INPUT FOR THIS TASK.

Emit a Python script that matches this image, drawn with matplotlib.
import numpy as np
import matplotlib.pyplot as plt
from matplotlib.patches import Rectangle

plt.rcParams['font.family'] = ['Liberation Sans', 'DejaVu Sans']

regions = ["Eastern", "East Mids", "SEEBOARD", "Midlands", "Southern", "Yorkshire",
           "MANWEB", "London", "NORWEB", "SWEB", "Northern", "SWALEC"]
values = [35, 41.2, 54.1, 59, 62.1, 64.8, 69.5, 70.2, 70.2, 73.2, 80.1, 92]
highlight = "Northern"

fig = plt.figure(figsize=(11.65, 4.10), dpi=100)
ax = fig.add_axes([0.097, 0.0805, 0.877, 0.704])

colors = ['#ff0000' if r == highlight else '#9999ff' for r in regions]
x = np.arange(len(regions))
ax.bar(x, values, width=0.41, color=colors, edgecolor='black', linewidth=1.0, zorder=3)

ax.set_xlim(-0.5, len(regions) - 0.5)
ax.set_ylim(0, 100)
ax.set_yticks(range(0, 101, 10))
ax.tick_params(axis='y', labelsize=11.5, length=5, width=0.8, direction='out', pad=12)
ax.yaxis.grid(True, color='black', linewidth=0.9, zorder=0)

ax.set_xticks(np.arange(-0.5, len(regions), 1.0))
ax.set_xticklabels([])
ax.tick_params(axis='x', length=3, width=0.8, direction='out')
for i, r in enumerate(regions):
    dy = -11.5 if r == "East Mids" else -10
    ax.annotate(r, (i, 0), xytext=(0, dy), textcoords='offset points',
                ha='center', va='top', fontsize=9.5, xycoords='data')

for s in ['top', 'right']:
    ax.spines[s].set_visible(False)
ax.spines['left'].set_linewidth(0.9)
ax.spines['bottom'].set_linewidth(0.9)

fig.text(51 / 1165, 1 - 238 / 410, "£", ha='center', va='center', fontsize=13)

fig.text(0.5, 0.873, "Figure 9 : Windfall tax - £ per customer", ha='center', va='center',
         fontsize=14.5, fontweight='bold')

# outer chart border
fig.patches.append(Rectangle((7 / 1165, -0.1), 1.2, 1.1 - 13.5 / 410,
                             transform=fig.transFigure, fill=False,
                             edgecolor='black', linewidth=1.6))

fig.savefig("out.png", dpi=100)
* * *
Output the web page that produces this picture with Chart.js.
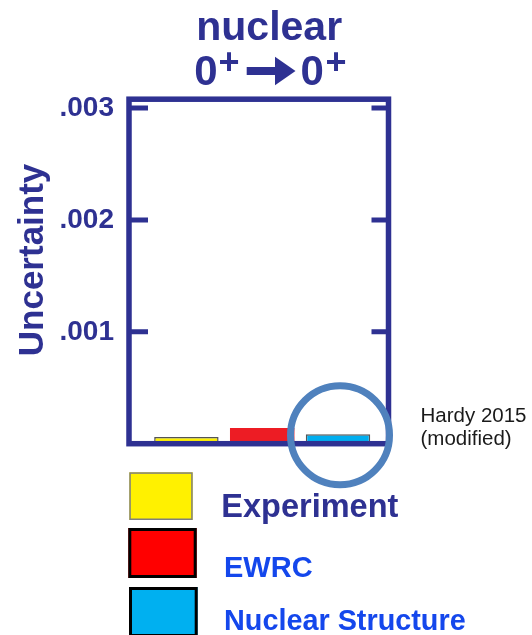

GOAL.
In the material above, locate the line containing "Emit a Python" and the line containing "edgecolor='black', linewidth=1.0, zorder=3)". Transcribe exactly those two lines and every line between them, and nothing more.

OUTPUT OF THE EXERCISE.
Emit a Python script that matches this image, drawn with matplotlib.
import numpy as np
import matplotlib.pyplot as plt
from matplotlib.patches import Rectangle

plt.rcParams['font.family'] = ['Liberation Sans', 'DejaVu Sans']

regions = ["Eastern", "East Mids", "SEEBOARD", "Midlands", "Southern", "Yorkshire",
           "MANWEB", "London", "NORWEB", "SWEB", "Northern", "SWALEC"]
values = [35, 41.2, 54.1, 59, 62.1, 64.8, 69.5, 70.2, 70.2, 73.2, 80.1, 92]
highlight = "Northern"

fig = plt.figure(figsize=(11.65, 4.10), dpi=100)
ax = fig.add_axes([0.097, 0.0805, 0.877, 0.704])

colors = ['#ff0000' if r == highlight else '#9999ff' for r in regions]
x = np.arange(len(regions))
ax.bar(x, values, width=0.41, color=colors, edgecolor='black', linewidth=1.0, zorder=3)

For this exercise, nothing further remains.